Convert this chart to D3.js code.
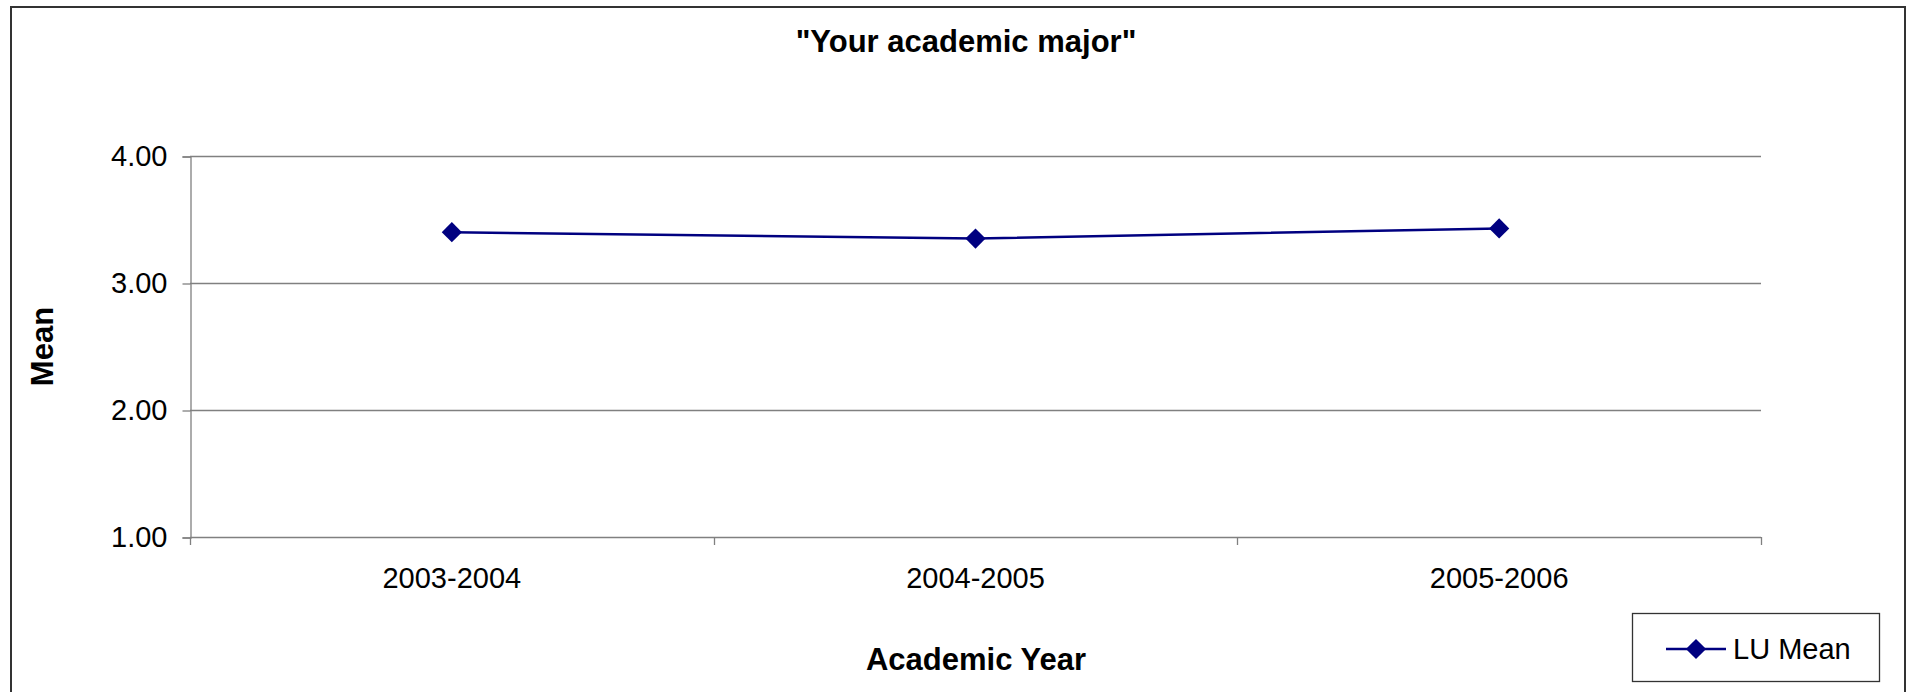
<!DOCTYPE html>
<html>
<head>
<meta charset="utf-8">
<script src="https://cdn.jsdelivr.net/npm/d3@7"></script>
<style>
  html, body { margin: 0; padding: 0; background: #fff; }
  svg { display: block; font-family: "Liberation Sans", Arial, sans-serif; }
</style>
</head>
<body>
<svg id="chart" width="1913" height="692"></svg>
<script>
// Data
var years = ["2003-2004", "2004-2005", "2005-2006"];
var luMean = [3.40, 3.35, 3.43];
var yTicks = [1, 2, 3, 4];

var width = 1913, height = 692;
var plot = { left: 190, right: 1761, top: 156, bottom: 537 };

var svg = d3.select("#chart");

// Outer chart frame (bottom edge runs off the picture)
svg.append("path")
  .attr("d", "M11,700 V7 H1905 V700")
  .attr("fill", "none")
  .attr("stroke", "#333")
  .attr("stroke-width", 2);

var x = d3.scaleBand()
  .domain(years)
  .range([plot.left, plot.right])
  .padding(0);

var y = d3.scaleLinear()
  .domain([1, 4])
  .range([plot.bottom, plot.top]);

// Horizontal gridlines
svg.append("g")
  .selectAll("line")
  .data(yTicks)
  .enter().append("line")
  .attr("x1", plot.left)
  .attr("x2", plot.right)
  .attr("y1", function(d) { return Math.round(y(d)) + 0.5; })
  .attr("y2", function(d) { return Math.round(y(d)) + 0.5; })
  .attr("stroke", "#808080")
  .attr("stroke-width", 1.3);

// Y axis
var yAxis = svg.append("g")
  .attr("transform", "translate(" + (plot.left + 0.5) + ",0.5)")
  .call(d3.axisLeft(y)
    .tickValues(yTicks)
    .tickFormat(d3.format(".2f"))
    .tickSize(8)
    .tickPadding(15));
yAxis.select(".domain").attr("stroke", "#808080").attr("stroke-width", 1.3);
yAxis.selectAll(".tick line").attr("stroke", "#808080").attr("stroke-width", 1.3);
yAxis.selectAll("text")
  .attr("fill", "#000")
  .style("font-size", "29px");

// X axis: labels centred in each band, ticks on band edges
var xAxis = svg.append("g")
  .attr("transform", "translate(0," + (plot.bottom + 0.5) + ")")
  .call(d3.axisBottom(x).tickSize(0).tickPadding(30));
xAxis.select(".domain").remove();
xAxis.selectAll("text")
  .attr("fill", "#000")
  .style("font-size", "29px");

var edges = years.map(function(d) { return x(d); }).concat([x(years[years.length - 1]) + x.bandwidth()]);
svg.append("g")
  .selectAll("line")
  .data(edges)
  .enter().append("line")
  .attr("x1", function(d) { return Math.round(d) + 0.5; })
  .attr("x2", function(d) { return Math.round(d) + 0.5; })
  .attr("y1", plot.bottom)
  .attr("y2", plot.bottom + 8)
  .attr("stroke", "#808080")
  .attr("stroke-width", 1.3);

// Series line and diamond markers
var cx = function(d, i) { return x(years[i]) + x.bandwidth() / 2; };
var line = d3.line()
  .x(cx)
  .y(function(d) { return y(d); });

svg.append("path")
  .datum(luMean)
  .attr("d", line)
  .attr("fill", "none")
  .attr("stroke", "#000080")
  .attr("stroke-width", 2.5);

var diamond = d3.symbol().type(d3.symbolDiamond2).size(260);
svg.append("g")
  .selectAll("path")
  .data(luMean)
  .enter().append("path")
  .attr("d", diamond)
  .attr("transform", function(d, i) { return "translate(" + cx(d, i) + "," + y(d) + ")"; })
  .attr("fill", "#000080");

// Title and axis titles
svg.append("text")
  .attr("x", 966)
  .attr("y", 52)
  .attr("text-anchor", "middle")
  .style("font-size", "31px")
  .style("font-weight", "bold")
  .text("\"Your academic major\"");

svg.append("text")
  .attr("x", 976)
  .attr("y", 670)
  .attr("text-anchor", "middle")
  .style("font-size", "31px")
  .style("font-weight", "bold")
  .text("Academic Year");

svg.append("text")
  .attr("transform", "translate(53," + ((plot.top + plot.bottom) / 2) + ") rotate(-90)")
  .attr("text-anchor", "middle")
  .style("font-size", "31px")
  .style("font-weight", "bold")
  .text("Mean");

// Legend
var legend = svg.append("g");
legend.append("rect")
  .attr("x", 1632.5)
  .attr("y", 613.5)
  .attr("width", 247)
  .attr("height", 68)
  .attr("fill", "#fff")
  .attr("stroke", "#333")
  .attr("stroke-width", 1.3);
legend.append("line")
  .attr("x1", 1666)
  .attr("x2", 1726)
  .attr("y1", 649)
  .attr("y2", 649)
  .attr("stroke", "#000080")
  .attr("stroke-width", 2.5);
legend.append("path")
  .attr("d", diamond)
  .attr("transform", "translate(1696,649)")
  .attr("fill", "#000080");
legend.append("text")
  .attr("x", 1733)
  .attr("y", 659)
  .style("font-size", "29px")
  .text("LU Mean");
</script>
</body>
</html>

**Direction:**
Copy out each line word for word, please, skipping the images.

**Full solution:**
Convert this chart to D3.js code.
<!DOCTYPE html>
<html>
<head>
<meta charset="utf-8">
<script src="https://cdn.jsdelivr.net/npm/d3@7"></script>
<style>
  html, body { margin: 0; padding: 0; background: #fff; }
  svg { display: block; font-family: "Liberation Sans", Arial, sans-serif; }
</style>
</head>
<body>
<svg id="chart" width="1913" height="692"></svg>
<script>
// Data
var years = ["2003-2004", "2004-2005", "2005-2006"];
var luMean = [3.40, 3.35, 3.43];
var yTicks = [1, 2, 3, 4];

var width = 1913, height = 692;
var plot = { left: 190, right: 1761, top: 156, bottom: 537 };

var svg = d3.select("#chart");

// Outer chart frame (bottom edge runs off the picture)
svg.append("path")
  .attr("d", "M11,700 V7 H1905 V700")
  .attr("fill", "none")
  .attr("stroke", "#333")
  .attr("stroke-width", 2);

var x = d3.scaleBand()
  .domain(years)
  .range([plot.left, plot.right])
  .padding(0);

var y = d3.scaleLinear()
  .domain([1, 4])
  .range([plot.bottom, plot.top]);

// Horizontal gridlines
svg.append("g")
  .selectAll("line")
  .data(yTicks)
  .enter().append("line")
  .attr("x1", plot.left)
  .attr("x2", plot.right)
  .attr("y1", function(d) { return Math.round(y(d)) + 0.5; })
  .attr("y2", function(d) { return Math.round(y(d)) + 0.5; })
  .attr("stroke", "#808080")
  .attr("stroke-width", 1.3);

// Y axis
var yAxis = svg.append("g")
  .attr("transform", "translate(" + (plot.left + 0.5) + ",0.5)")
  .call(d3.axisLeft(y)
    .tickValues(yTicks)
    .tickFormat(d3.format(".2f"))
    .tickSize(8)
    .tickPadding(15));
yAxis.select(".domain").attr("stroke", "#808080").attr("stroke-width", 1.3);
yAxis.selectAll(".tick line").attr("stroke", "#808080").attr("stroke-width", 1.3);
yAxis.selectAll("text")
  .attr("fill", "#000")
  .style("font-size", "29px");

// X axis: labels centred in each band, ticks on band edges
var xAxis = svg.append("g")
  .attr("transform", "translate(0," + (plot.bottom + 0.5) + ")")
  .call(d3.axisBottom(x).tickSize(0).tickPadding(30));
xAxis.select(".domain").remove();
xAxis.selectAll("text")
  .attr("fill", "#000")
  .style("font-size", "29px");

var edges = years.map(function(d) { return x(d); }).concat([x(years[years.length - 1]) + x.bandwidth()]);
svg.append("g")
  .selectAll("line")
  .data(edges)
  .enter().append("line")
  .attr("x1", function(d) { return Math.round(d) + 0.5; })
  .attr("x2", function(d) { return Math.round(d) + 0.5; })
  .attr("y1", plot.bottom)
  .attr("y2", plot.bottom + 8)
  .attr("stroke", "#808080")
  .attr("stroke-width", 1.3);

// Series line and diamond markers
var cx = function(d, i) { return x(years[i]) + x.bandwidth() / 2; };
var line = d3.line()
  .x(cx)
  .y(function(d) { return y(d); });

svg.append("path")
  .datum(luMean)
  .attr("d", line)
  .attr("fill", "none")
  .attr("stroke", "#000080")
  .attr("stroke-width", 2.5);

var diamond = d3.symbol().type(d3.symbolDiamond2).size(260);
svg.append("g")
  .selectAll("path")
  .data(luMean)
  .enter().append("path")
  .attr("d", diamond)
  .attr("transform", function(d, i) { return "translate(" + cx(d, i) + "," + y(d) + ")"; })
  .attr("fill", "#000080");

// Title and axis titles
svg.append("text")
  .attr("x", 966)
  .attr("y", 52)
  .attr("text-anchor", "middle")
  .style("font-size", "31px")
  .style("font-weight", "bold")
  .text("\"Your academic major\"");

svg.append("text")
  .attr("x", 976)
  .attr("y", 670)
  .attr("text-anchor", "middle")
  .style("font-size", "31px")
  .style("font-weight", "bold")
  .text("Academic Year");

svg.append("text")
  .attr("transform", "translate(53," + ((plot.top + plot.bottom) / 2) + ") rotate(-90)")
  .attr("text-anchor", "middle")
  .style("font-size", "31px")
  .style("font-weight", "bold")
  .text("Mean");

// Legend
var legend = svg.append("g");
legend.append("rect")
  .attr("x", 1632.5)
  .attr("y", 613.5)
  .attr("width", 247)
  .attr("height", 68)
  .attr("fill", "#fff")
  .attr("stroke", "#333")
  .attr("stroke-width", 1.3);
legend.append("line")
  .attr("x1", 1666)
  .attr("x2", 1726)
  .attr("y1", 649)
  .attr("y2", 649)
  .attr("stroke", "#000080")
  .attr("stroke-width", 2.5);
legend.append("path")
  .attr("d", diamond)
  .attr("transform", "translate(1696,649)")
  .attr("fill", "#000080");
legend.append("text")
  .attr("x", 1733)
  .attr("y", 659)
  .style("font-size", "29px")
  .text("LU Mean");
</script>
</body>
</html>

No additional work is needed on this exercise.